When Rosamund, a nurse who specialises with terminally ill patients, is offered a job caring for Benny Gault in his last days, it takes her back to Fairfleet, a house which once belonged to her grandmother. As a young teenager, Rosamund and her brother, Andrew, lived in Fairfleet for a short time after their parents were divorced but the death of their grandmother left the family in a vulnerable position.

While Clarissa struggles to keep the family afloat, she falls prey to the manipulative Cathal Pearse, an itinerant who worms his way into Clarissa’s affections. As Cathal’s hold over their mother increases, a violent episode leads to a tragedy that claims Clarissa’s life and leaves the children vulnerable to Cathal’s lies. While Cathal escapes justice, the children lose their claim on Fairfleet and are reunited with their father.

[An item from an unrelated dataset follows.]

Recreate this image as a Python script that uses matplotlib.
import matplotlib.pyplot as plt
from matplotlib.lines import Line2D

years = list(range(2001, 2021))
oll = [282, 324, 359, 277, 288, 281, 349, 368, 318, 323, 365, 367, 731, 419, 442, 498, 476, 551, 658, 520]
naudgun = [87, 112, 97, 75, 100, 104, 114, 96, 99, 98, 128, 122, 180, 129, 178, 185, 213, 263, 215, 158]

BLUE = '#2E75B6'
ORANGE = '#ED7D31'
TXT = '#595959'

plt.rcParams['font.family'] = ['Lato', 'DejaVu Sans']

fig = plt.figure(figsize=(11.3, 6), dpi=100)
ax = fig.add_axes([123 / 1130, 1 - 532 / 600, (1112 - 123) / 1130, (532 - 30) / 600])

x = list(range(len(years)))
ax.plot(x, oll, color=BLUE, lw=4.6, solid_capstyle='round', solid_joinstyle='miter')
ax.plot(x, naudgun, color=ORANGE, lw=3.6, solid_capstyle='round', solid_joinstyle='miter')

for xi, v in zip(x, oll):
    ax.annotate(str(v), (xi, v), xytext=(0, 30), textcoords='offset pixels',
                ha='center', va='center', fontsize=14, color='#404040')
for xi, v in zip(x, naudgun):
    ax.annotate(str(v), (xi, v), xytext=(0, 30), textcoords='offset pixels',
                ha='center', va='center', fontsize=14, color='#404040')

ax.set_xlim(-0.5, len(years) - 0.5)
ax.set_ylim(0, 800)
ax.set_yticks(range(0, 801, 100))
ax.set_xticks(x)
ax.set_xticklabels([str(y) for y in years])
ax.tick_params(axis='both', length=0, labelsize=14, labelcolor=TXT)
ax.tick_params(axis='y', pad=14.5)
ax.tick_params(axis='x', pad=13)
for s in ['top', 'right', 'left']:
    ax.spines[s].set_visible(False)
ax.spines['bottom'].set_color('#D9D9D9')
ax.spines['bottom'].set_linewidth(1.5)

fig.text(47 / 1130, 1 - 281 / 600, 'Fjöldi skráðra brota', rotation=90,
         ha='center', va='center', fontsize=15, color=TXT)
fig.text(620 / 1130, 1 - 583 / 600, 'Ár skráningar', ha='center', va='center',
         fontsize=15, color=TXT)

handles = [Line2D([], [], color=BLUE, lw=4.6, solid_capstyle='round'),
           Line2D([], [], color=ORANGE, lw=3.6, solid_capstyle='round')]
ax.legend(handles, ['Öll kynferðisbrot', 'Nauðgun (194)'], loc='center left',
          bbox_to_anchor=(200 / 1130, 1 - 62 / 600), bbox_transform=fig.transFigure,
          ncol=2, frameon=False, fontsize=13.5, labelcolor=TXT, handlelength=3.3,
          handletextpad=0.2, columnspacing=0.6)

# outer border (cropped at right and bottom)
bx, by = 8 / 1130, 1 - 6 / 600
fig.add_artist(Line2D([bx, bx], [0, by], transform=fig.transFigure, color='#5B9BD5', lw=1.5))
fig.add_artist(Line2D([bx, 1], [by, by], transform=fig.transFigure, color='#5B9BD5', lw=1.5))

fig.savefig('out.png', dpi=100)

Thirty years later, still haunted by grief and guilt, Rosamund is determined to face her demons by returning to Fairfleet to find a letter written by Clarissa to her lawyer which will incriminate Cathal. As Clarissa gets to know her new employer, Benny Gault, it isn’t long before she realises the old man has one or two secrets of his own and is linked to Fairfleet in a way she never would’ve imagined. Together, Rosamund and Benny find solace in one another, one hoping for redemption before death claims him and the other hoping to leave the past behind to embrace the future.


The One I Was is a beautifully written story about two people, Benny and Rosamund, who are basically trapped by the choices they made as children and their inability to get past them. Much of the story is told from the point of view of Rosamund, firstly as an adult returning to Fairfleet but once there, memories of her past surface and her story moves between the present and the fateful few months when Cathal came into her life when she was a child. Initially, Cathal seems to be the answer to their prayers as his advice becomes invaluable to Clarissa but he slowly ingratiates himself until they are all dependent on him.

The author does a great job of introducing Cathal because he certainly seems sincere enough in the beginning, however the odd flash of temper and controlling behaviour are all warning signs that all is not as it seems. The only one who mistrusts Cathal completely is Smithy, the longterm housekeeper, but Cathal, seeing her as a threat, drives her away and afterwards the family are at his complete mercy. Cathal continues to lose control to the extent the children become aware he is trying to destroy their mother to get his hands on Fairfleet, but they are alone and powerless. Fortunately for Rosamund, her mother has begun to suspect Cathal’s intentions but a confrontation leads to Clarissa’s death.

The adult Rosamund, still haunted by the events of her childhood, thinks the only way she can move forward is by finding the letter Clarissa wrote to her lawyer just prior to her death which will prove Cathal’s duplicity once and for all. Rosamund decides to keep her true identity a secret from Benny, thinking he will dismiss her if he knows her connection to Fairfleet, but she is astonished when she realises Benny has known all along and has his own links to Fairfleet.

Benny Gault, formally Benjamin Goldman, came to England as a German Jewish refugee and lived at Fairfleet where he was sponsored by Clarissa’s mother, Harriet, and her first husband. Harriet is a fascinating character as she was a female pilot who flew Spitfires during the war, so it is hardly surprising a young Benny becomes enamoured with her. As Benny grows older, his affection for Harriet becomes stronger and appears to be reciprocated but attempts at taking their relationship to the next level always seem to be thwarted. It would’ve been easy to succumb to soap opera territory here but I liked how the author always found a way to interrupt Benny and Harriet so their relationship remained unconsummated.

The time Benny and Rosamund get to spend together is very short but there is a real beauty in the writing when they both unburden their souls to each other. The book actually begins with Benny’s arrival in England and there are a few chapters interspersed where he tells his own story but in the present, he is so weak he has to share his story in the form of a written confession on his laptop. Benny’s secret is actually easy to work out but it is no less emotional because of it.

The characters of Benny and Rosamund are written with real warmth and they engage your sympathy easily so you find yourself hoping they will find the peace they so obviously need. I will admit to not really liking the implied romance between Benny and Harriet because I really didn’t think it was essential to the story as Benny would’ve had an emotional tie to Fairfleet regardless, plus it wasn’t very convincing. The pace of the book is quite slow but if you stay patient, you will be rewarded.